* What the task requires:
Reproduce every line of the material below, but drop the pictures.
== Available data ==
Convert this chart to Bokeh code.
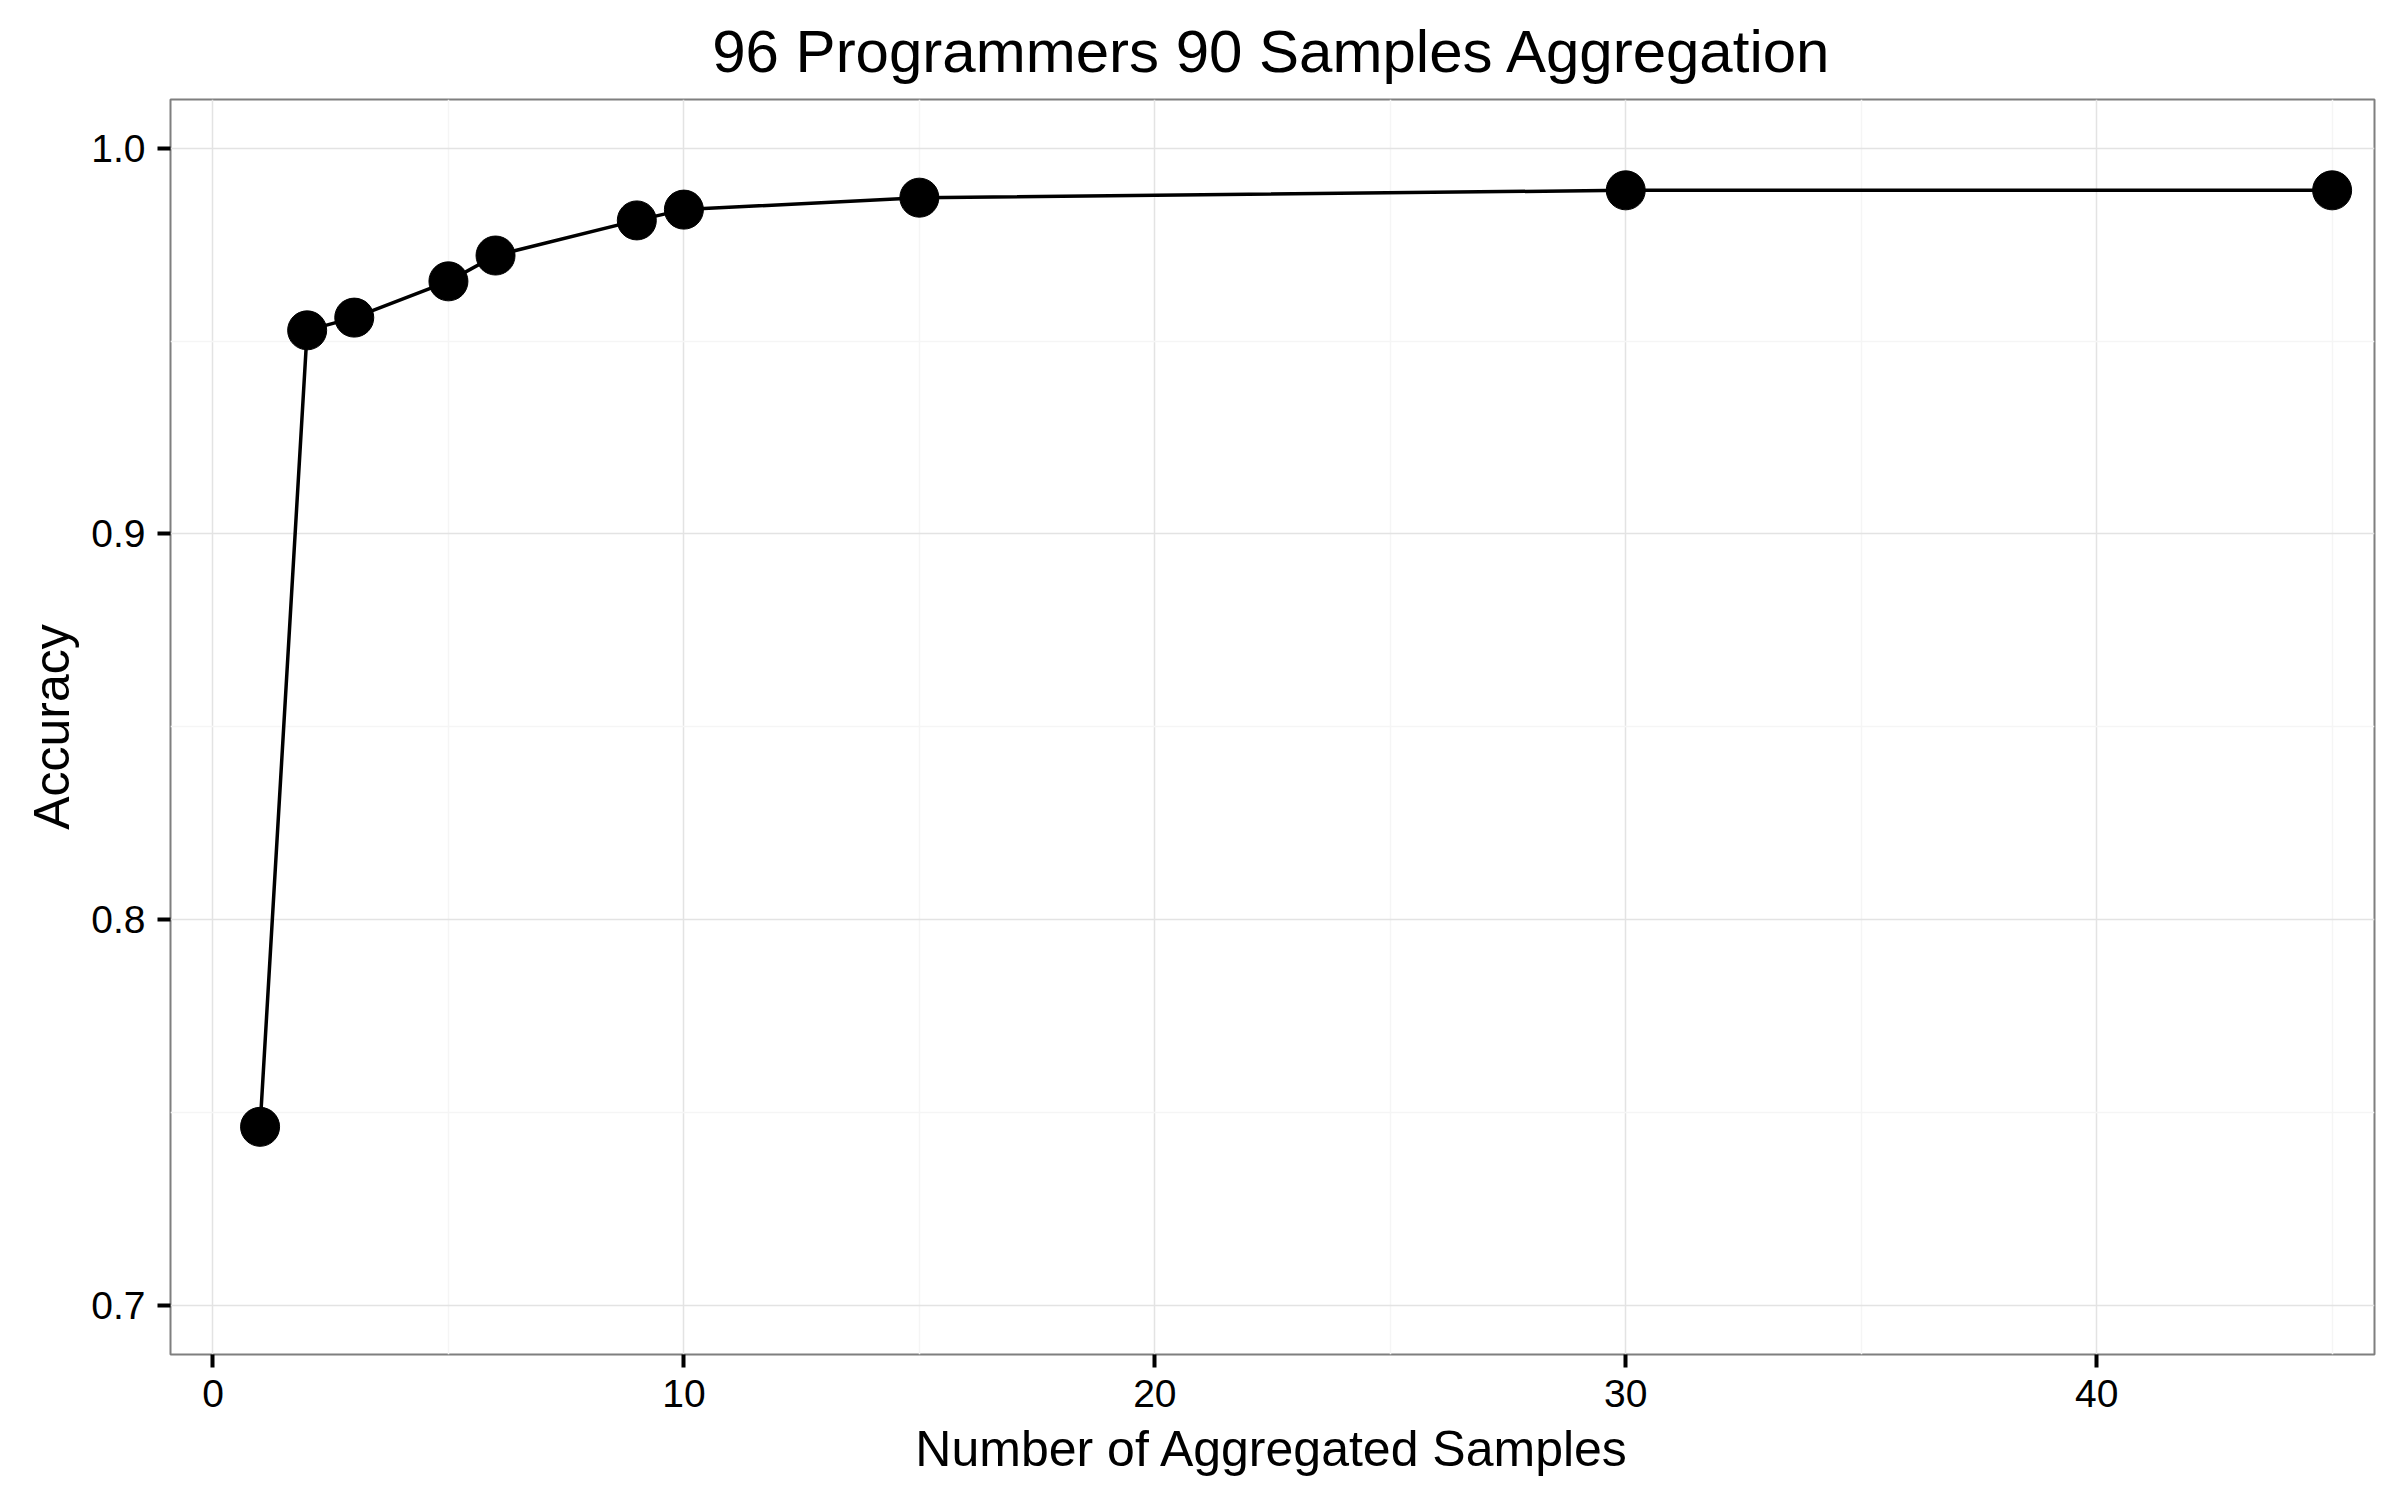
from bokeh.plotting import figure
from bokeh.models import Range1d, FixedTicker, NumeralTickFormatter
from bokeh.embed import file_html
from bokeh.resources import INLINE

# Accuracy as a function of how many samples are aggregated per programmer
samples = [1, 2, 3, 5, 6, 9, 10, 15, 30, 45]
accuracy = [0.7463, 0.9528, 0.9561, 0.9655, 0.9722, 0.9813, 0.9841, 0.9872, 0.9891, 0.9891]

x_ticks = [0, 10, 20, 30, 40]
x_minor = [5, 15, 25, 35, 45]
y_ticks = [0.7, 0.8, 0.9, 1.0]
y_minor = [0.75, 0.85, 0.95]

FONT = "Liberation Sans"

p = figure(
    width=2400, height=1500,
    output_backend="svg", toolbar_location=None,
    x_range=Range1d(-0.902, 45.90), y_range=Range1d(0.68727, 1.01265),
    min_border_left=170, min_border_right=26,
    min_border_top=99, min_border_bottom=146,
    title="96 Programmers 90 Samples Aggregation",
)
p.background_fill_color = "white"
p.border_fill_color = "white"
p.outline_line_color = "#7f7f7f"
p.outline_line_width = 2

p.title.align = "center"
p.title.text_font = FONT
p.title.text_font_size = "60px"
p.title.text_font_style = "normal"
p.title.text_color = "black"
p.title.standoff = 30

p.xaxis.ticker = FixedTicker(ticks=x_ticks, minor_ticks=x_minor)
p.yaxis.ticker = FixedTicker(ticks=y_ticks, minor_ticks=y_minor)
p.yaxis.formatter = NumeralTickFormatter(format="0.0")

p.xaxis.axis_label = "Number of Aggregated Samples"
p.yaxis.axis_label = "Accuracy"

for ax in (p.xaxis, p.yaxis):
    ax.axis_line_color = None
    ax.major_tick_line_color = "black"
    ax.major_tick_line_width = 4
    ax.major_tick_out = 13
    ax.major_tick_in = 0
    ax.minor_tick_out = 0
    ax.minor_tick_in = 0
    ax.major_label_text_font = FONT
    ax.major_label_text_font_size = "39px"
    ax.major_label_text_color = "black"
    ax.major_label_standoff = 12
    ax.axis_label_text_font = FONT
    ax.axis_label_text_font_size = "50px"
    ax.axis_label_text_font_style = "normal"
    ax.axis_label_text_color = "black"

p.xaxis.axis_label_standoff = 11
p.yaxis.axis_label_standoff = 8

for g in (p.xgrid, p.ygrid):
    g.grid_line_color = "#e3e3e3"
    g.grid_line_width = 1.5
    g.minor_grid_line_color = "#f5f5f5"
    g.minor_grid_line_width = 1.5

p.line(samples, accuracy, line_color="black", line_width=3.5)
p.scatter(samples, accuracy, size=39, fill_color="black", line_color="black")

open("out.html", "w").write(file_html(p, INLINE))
===
* Answer in full:
Convert this chart to Bokeh code.
from bokeh.plotting import figure
from bokeh.models import Range1d, FixedTicker, NumeralTickFormatter
from bokeh.embed import file_html
from bokeh.resources import INLINE

# Accuracy as a function of how many samples are aggregated per programmer
samples = [1, 2, 3, 5, 6, 9, 10, 15, 30, 45]
accuracy = [0.7463, 0.9528, 0.9561, 0.9655, 0.9722, 0.9813, 0.9841, 0.9872, 0.9891, 0.9891]

x_ticks = [0, 10, 20, 30, 40]
x_minor = [5, 15, 25, 35, 45]
y_ticks = [0.7, 0.8, 0.9, 1.0]
y_minor = [0.75, 0.85, 0.95]

FONT = "Liberation Sans"

p = figure(
    width=2400, height=1500,
    output_backend="svg", toolbar_location=None,
    x_range=Range1d(-0.902, 45.90), y_range=Range1d(0.68727, 1.01265),
    min_border_left=170, min_border_right=26,
    min_border_top=99, min_border_bottom=146,
    title="96 Programmers 90 Samples Aggregation",
)
p.background_fill_color = "white"
p.border_fill_color = "white"
p.outline_line_color = "#7f7f7f"
p.outline_line_width = 2

p.title.align = "center"
p.title.text_font = FONT
p.title.text_font_size = "60px"
p.title.text_font_style = "normal"
p.title.text_color = "black"
p.title.standoff = 30

p.xaxis.ticker = FixedTicker(ticks=x_ticks, minor_ticks=x_minor)
p.yaxis.ticker = FixedTicker(ticks=y_ticks, minor_ticks=y_minor)
p.yaxis.formatter = NumeralTickFormatter(format="0.0")

p.xaxis.axis_label = "Number of Aggregated Samples"
p.yaxis.axis_label = "Accuracy"

for ax in (p.xaxis, p.yaxis):
    ax.axis_line_color = None
    ax.major_tick_line_color = "black"
    ax.major_tick_line_width = 4
    ax.major_tick_out = 13
    ax.major_tick_in = 0
    ax.minor_tick_out = 0
    ax.minor_tick_in = 0
    ax.major_label_text_font = FONT
    ax.major_label_text_font_size = "39px"
    ax.major_label_text_color = "black"
    ax.major_label_standoff = 12
    ax.axis_label_text_font = FONT
    ax.axis_label_text_font_size = "50px"
    ax.axis_label_text_font_style = "normal"
    ax.axis_label_text_color = "black"

p.xaxis.axis_label_standoff = 11
p.yaxis.axis_label_standoff = 8

for g in (p.xgrid, p.ygrid):
    g.grid_line_color = "#e3e3e3"
    g.grid_line_width = 1.5
    g.minor_grid_line_color = "#f5f5f5"
    g.minor_grid_line_width = 1.5

p.line(samples, accuracy, line_color="black", line_width=3.5)
p.scatter(samples, accuracy, size=39, fill_color="black", line_color="black")

open("out.html", "w").write(file_html(p, INLINE))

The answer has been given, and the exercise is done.